"I'll sit at home, and read your exploits in the papers," replied Morton.

"Well; a wilful man must have his way. Adieu."

"Good by. May you live to be a general, or any thing else you like, short of the presidency."

"Why, shouldn't I make a good president?"

"No."

"What? too progressive,—too wide awake,—too enlightened, ey?"

"Yes, and too pugnacious."

"There you are again, Boston all over. I'll be president yet, if only to spite the Bostonites. You shall write my life, and I'll give you an office for it. Farewell."

Morton watched the receding boat till it was almost out of sight, waved his hat to Rosny, who waved his own in return, and walked back to the hotel, wondering what would be the issue of his old classmate's ambitious schemes.

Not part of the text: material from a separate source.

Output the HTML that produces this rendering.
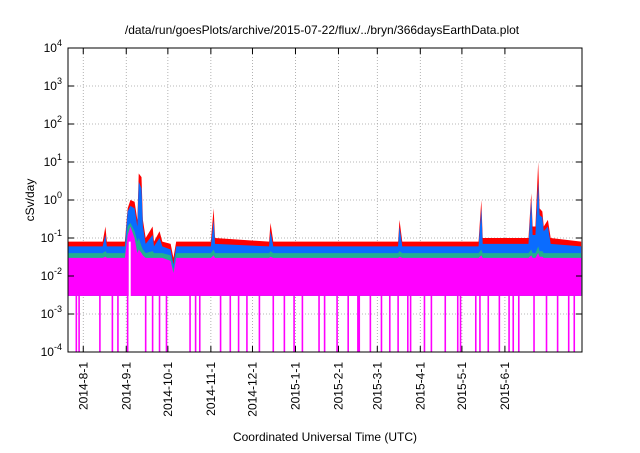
<!DOCTYPE html>
<html><head><meta charset="utf-8"><style>
body{margin:0;background:#fff;width:640px;height:448px;overflow:hidden}
svg{font-family:"Liberation Sans",Helvetica,sans-serif}
</style></head><body>
<svg id="chart" width="640" height="448">
<text x="322" y="34" font-size="12" text-anchor="middle">/data/run/goesPlots/archive/2015-07-22/flux/../bryn/366daysEarthData.plot</text>
<text x="0" y="0" font-size="12" text-anchor="middle" transform="translate(34,200) rotate(-90)">cSv/day</text>
<text x="325" y="441" font-size="12" text-anchor="middle">Coordinated Universal Time (UTC)</text>
<g id="grid"></g><g id="series"></g><g id="axes"></g>
</svg>
<script>
const days=[0,19.5,25,27,28,41,43,45,48,50,51,53,54,56,61,62,66,68,74,76,78,103,105,106,145,146,148,238,239,241,296,298,299,332,334,335,337,339,340,342,343,346,348,370];
const redVals=[0.08,0.08,0.08,0.2,0.08,0.08,0.6,1.0,0.9,0.3,5,4,0.3,0.1,0.2,0.08,0.15,0.08,0.07,0.03,0.08,0.08,0.6,0.1,0.08,0.25,0.08,0.08,0.3,0.08,0.08,1.0,0.1,0.1,1.5,0.2,0.2,10,0.6,0.5,0.2,0.3,0.1,0.08];
const blueVals=[0.06,0.06,0.06,0.12,0.06,0.06,0.5,0.7,0.6,0.2,3,2,0.2,0.07,0.12,0.06,0.1,0.06,0.05,0.02,0.06,0.06,0.3,0.07,0.06,0.15,0.06,0.06,0.2,0.06,0.06,0.6,0.07,0.07,1.0,0.12,0.12,3,0.4,0.35,0.15,0.2,0.07,0.06];
const tealVals=[0.04,0.04,0.04,0.045,0.04,0.04,0.2,0.25,0.15,0.08,0.1,0.06,0.05,0.04,0.045,0.04,0.04,0.04,0.035,0.015,0.04,0.04,0.05,0.04,0.04,0.045,0.04,0.04,0.045,0.04,0.04,0.05,0.04,0.04,0.05,0.04,0.04,0.06,0.045,0.045,0.04,0.04,0.04,0.04];
const magTopVals=[0.03,0.03,0.03,0.032,0.03,0.03,0.12,0.2,0.1,0.04,0.05,0.04,0.035,0.03,0.03,0.03,0.03,0.03,0.025,0.012,0.03,0.03,0.035,0.03,0.03,0.032,0.03,0.03,0.032,0.03,0.03,0.035,0.03,0.03,0.035,0.03,0.03,0.04,0.032,0.032,0.03,0.03,0.03,0.03];
const magBottom=0.003;
const dropoutDays=[6,8,23,32,36,43,56,61,66,71,88,92,95,110,117,123,129,138,148,156,163,169,181,185,194,202,209,210,218,226,232,238,245,247,257,262,272,281,283,294,297,303,311,318,321,325,336,345,353,361,365];
const gapDays=[44.5];
const monthDays=[11,42,72,103,133,164,195,223,254,284,315];
const monthLabels=["2014-8-1","2014-9-1","2014-10-1","2014-11-1","2014-12-1","2015-1-1","2015-2-1","2015-3-1","2015-4-1","2015-5-1","2015-6-1"];
const yExps=[-4,-3,-2,-1,0,1,2,3,4];

const L=68,R=582,T=48,B=352,DPD=1.387;
const X=d=>L+d*DPD;
const Y=v=>B-(Math.log10(v)+4)*(B-T)/8;
const NS="http://www.w3.org/2000/svg";
function mk(tag,parent,attrs){const e=document.createElementNS(NS,tag);for(const k in attrs)e.setAttribute(k,attrs[k]);parent.appendChild(e);return e;}
const grid=document.getElementById('grid'),ser=document.getElementById('series'),ax=document.getElementById('axes');

yExps.forEach(p=>{
  const y=Y(Math.pow(10,p));
  if(p>-4&&p<4){const g=mk('line',grid,{x1:L,x2:R,y1:y,y2:y,stroke:'#a0a0a0','stroke-dasharray':'1,2','stroke-width':0.8});
  
  }
  const t=mk('text',ax,{x:L-6,y:y+4,'font-size':12,'text-anchor':'end'});
  
  
  t.textContent='10';
  const s=mk('tspan',t,{dy:-6,'font-size':9});s.textContent=String(p);
  mk('line',ax,{x1:L,x2:L+6,y1:y,y2:y,stroke:'#000'});
  mk('line',ax,{x1:R,x2:R-6,y1:y,y2:y,stroke:'#000'});
});
monthDays.forEach((d,i)=>{
  const x=X(d);
  const g=mk('line',grid,{x1:x,x2:x,y1:T,y2:B,stroke:'#a0a0a0','stroke-dasharray':'1,2','stroke-width':0.8});
  
  
  mk('line',ax,{x1:x,x2:x,y1:B,y2:B-6,stroke:'#000'});
  mk('line',ax,{x1:x,x2:x,y1:T,y2:T+6,stroke:'#000'});
  const t=mk('text',ax,{x:0,y:0,'font-size':12,'text-anchor':'end',transform:`translate(${x+4},${B+10}) rotate(-90)`});
  
  
  t.textContent=monthLabels[i];
});
function area(vals,bottom,color,name){
  let d=`M${X(days[0])},${Y(bottom)}`;
  days.forEach((dd,i)=>{d+=`L${X(dd)},${Y(vals[i])}`;});
  d+=`L${X(days[days.length-1])},${Y(bottom)}Z`;
  const p=mk('path',ser,{d:d,fill:color});
  
  
}
area(redVals,magBottom,'#ff0000','series-red');
area(blueVals,magBottom,'#0a6cff','series-blue');
area(tealVals,magBottom,'#20b090','series-teal');
area(magTopVals,magBottom,'#ff00ff','series-magenta');
dropoutDays.forEach(d=>{
  const l=mk('line',ser,{x1:X(d),x2:X(d),y1:Y(magBottom),y2:B,stroke:'#ff00ff','stroke-width':1.6});
  
  
});
gapDays.forEach(d=>{
  const l=mk('line',ser,{x1:X(d),x2:X(d),y1:Y(0.08),y2:B,stroke:'#ffffff','stroke-width':2});
  
  
});
const fr=mk('rect',ax,{x:L,y:T,width:R-L,height:B-T,fill:'none',stroke:'#000','stroke-width':1});


</script>
</body></html>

How, among a throng of brave men, Rosny gained a name for determined daring;—how, on every occasion that offered, he displayed the fire of the Frenchman, and the stubborn mettle of the Saxon, whose blood mingled in his veins;—how, though sick and wounded, he dragged himself from the hospital at Puebla, and, mounting his horse, pushed forward with the advancing columns;—how gallantly, under the murdering storm of musketry and grape, he led his intrepid blackguards up the rocks of Chapultepec;—how, while shouting among the foremost, he climbed the hostile rampart, a bullet plunged into his brain, and dashed him, quivering and dead, to the foot of the scaling ladders;—all this, and more likewise, is it not written in the New York Herald?